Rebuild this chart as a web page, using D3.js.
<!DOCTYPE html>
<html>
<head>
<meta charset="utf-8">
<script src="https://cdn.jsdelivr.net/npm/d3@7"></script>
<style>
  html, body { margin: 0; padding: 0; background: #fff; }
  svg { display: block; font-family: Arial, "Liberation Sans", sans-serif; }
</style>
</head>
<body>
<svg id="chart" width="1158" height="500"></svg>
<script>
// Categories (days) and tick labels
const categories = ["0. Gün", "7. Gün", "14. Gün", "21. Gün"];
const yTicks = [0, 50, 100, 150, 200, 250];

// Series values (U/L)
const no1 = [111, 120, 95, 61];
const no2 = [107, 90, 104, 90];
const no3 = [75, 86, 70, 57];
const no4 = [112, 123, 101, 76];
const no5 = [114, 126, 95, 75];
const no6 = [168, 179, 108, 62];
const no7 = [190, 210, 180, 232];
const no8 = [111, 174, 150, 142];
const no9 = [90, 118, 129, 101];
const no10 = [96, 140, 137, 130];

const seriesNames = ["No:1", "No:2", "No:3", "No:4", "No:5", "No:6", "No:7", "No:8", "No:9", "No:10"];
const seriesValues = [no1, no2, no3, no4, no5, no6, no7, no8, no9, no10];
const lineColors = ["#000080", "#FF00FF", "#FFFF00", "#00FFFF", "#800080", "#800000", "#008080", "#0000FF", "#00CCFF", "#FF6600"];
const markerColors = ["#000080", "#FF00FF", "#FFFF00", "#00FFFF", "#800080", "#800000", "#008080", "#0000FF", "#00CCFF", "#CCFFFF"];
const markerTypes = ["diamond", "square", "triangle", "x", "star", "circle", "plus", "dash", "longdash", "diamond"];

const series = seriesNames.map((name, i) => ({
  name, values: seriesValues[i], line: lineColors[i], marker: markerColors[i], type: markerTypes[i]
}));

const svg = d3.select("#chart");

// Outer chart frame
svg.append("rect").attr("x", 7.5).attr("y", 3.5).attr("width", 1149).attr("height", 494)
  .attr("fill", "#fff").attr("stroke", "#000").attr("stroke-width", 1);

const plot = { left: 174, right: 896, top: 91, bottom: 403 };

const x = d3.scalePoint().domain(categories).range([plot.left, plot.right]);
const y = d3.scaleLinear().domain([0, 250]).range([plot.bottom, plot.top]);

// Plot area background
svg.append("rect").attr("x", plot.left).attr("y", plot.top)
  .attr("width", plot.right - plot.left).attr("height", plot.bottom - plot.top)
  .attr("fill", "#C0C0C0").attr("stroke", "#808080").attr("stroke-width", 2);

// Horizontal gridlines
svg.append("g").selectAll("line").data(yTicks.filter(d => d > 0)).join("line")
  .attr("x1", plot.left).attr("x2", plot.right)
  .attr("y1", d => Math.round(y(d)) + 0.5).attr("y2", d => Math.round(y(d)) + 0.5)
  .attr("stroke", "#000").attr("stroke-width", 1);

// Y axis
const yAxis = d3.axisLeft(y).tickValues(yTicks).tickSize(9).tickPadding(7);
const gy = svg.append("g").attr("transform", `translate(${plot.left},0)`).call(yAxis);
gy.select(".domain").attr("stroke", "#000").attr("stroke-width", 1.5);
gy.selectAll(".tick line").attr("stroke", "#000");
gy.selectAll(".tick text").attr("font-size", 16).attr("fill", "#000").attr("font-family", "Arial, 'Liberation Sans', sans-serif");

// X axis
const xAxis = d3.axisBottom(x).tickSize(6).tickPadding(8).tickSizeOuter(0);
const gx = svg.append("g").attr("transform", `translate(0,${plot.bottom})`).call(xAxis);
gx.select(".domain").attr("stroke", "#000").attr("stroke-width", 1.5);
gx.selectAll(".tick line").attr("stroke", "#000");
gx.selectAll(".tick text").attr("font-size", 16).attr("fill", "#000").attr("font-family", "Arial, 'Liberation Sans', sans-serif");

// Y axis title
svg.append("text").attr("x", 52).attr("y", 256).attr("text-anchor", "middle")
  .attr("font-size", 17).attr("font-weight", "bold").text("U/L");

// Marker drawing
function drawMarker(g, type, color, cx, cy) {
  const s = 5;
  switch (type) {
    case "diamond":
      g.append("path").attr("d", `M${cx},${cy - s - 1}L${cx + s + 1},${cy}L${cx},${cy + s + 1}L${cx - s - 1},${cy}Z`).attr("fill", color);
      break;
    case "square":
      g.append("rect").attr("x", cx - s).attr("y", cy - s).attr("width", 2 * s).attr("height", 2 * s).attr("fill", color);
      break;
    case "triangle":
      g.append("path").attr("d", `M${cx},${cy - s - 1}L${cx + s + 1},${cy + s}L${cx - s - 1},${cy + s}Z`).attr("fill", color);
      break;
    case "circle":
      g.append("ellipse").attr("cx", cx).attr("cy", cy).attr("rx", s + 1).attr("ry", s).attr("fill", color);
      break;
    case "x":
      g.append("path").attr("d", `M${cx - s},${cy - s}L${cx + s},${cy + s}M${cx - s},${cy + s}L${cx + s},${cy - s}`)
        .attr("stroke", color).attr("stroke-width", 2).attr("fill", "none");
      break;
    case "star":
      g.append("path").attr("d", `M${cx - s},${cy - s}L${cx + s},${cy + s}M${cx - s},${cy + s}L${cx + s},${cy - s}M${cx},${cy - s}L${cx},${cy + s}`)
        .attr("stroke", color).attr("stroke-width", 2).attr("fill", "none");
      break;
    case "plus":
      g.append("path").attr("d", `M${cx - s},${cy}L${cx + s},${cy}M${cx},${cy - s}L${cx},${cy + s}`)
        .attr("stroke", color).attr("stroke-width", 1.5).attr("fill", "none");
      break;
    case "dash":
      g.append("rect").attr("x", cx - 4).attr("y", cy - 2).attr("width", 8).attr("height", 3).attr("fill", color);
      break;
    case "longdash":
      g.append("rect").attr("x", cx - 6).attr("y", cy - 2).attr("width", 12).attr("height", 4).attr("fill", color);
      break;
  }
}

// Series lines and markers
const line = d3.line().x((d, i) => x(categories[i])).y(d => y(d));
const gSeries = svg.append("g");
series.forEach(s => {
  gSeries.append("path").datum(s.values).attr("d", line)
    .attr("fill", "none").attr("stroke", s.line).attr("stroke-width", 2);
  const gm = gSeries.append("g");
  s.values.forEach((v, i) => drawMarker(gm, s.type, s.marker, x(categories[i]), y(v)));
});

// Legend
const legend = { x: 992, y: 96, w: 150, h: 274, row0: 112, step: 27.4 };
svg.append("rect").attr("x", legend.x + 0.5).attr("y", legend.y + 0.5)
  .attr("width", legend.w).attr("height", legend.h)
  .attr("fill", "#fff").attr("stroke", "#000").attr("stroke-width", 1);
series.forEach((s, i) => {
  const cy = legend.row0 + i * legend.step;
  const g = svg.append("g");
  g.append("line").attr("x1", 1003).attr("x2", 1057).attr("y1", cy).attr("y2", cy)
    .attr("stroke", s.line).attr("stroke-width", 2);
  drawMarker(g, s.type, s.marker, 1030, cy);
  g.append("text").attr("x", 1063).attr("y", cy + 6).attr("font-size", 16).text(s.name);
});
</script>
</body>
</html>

---

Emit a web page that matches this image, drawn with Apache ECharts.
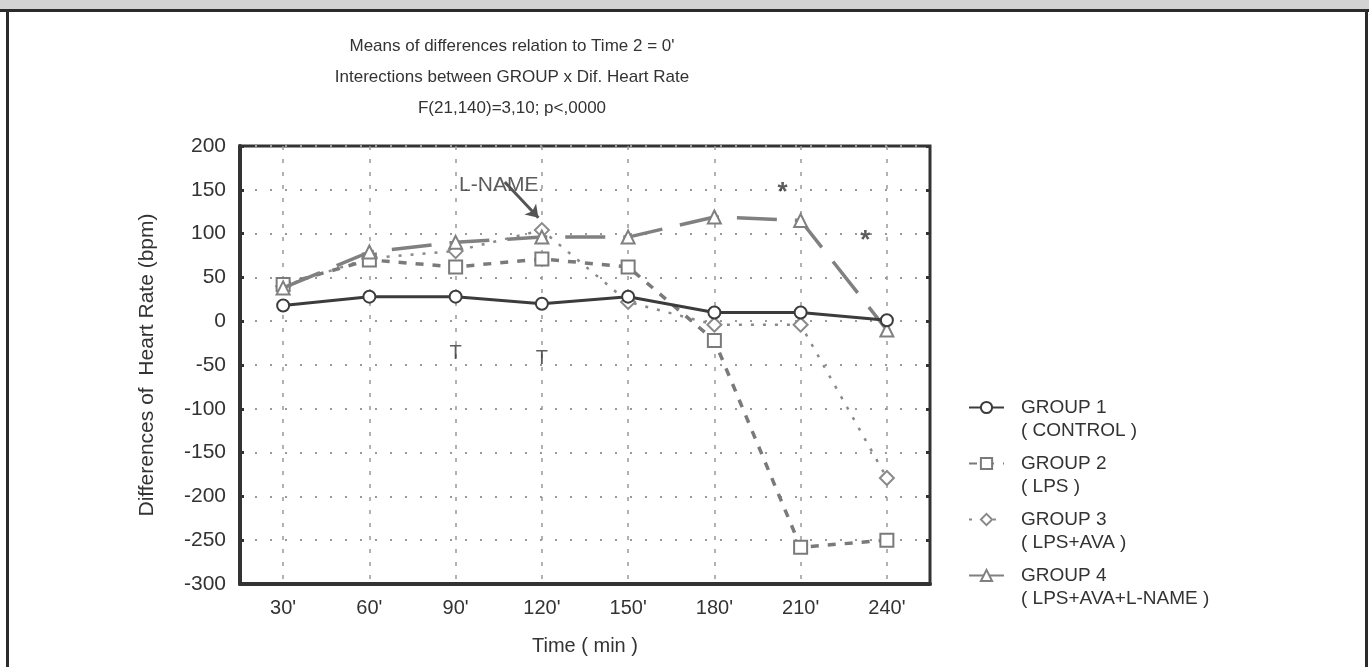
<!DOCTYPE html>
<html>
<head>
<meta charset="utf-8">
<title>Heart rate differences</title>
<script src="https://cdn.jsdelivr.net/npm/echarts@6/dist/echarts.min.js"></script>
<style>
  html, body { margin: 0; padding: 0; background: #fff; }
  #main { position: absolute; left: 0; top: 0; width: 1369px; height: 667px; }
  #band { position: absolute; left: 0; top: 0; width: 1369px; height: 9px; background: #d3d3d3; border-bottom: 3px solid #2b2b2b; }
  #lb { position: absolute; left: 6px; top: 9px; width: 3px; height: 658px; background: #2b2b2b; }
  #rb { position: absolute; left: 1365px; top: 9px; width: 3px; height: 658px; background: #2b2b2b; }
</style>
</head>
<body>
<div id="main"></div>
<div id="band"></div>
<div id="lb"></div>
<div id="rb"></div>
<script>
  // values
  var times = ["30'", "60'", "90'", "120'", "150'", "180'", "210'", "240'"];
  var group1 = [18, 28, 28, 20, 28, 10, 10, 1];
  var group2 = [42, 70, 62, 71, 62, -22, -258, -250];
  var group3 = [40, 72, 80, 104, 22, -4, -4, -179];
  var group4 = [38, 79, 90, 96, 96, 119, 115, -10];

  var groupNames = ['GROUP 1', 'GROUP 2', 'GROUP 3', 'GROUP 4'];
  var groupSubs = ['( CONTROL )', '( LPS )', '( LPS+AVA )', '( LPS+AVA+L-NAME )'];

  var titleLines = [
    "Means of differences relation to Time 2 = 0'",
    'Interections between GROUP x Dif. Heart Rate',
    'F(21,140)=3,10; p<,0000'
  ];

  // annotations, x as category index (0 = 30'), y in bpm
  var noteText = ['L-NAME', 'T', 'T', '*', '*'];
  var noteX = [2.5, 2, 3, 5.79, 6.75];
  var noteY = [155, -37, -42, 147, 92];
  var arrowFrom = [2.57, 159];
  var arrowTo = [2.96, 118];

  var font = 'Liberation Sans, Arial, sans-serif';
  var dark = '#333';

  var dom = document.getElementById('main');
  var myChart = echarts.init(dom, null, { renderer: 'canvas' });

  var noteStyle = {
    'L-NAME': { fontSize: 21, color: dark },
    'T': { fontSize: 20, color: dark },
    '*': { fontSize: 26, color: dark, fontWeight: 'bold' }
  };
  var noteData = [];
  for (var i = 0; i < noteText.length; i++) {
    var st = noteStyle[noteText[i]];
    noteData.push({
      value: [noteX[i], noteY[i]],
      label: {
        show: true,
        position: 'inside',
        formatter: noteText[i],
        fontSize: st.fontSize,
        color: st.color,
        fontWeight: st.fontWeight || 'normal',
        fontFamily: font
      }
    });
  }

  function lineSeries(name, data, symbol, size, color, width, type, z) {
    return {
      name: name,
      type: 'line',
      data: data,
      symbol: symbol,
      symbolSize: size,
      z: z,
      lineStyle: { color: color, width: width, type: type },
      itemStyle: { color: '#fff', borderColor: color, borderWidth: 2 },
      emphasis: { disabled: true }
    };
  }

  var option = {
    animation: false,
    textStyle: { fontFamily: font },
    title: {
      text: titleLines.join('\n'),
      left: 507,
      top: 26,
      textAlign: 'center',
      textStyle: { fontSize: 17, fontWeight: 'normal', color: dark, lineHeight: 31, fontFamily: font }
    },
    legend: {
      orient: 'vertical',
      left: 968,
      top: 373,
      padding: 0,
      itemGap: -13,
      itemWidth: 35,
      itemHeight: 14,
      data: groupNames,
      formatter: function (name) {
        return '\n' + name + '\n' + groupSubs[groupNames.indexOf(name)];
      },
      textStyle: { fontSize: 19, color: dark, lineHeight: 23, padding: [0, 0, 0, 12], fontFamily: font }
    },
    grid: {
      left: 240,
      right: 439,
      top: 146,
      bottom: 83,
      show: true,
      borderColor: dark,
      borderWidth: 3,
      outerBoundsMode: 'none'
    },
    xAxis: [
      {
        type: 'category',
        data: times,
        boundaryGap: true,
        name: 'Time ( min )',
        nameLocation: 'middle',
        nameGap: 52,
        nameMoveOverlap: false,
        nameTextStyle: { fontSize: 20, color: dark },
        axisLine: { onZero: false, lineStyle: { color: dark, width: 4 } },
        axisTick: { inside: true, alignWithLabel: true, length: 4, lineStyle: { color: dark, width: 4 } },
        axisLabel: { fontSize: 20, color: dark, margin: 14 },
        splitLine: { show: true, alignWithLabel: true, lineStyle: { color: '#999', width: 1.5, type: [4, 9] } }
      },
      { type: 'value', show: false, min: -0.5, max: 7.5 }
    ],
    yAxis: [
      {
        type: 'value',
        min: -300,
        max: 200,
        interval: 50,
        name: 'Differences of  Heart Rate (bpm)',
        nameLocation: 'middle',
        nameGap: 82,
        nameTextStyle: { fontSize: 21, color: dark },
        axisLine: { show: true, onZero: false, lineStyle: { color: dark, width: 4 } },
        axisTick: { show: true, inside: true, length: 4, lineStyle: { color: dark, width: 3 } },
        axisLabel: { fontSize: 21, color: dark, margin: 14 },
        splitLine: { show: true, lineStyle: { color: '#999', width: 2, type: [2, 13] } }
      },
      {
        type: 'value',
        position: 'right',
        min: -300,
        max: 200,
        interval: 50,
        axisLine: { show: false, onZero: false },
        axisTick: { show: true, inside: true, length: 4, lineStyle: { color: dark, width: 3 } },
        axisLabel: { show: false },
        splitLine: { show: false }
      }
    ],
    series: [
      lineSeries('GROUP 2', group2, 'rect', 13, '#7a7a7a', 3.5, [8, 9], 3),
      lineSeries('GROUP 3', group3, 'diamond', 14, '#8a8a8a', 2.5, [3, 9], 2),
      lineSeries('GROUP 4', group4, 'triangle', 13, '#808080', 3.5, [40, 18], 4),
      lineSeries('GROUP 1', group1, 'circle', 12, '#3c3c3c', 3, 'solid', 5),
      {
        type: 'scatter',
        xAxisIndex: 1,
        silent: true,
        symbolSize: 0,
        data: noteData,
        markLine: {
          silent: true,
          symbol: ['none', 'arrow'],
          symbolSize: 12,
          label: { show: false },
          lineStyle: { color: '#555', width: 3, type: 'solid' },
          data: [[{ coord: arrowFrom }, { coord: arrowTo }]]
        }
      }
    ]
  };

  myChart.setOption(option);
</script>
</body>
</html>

Exercise description ▸
Give only the number of lines in the preceding material that contain the string "page".

Task solution ▸
2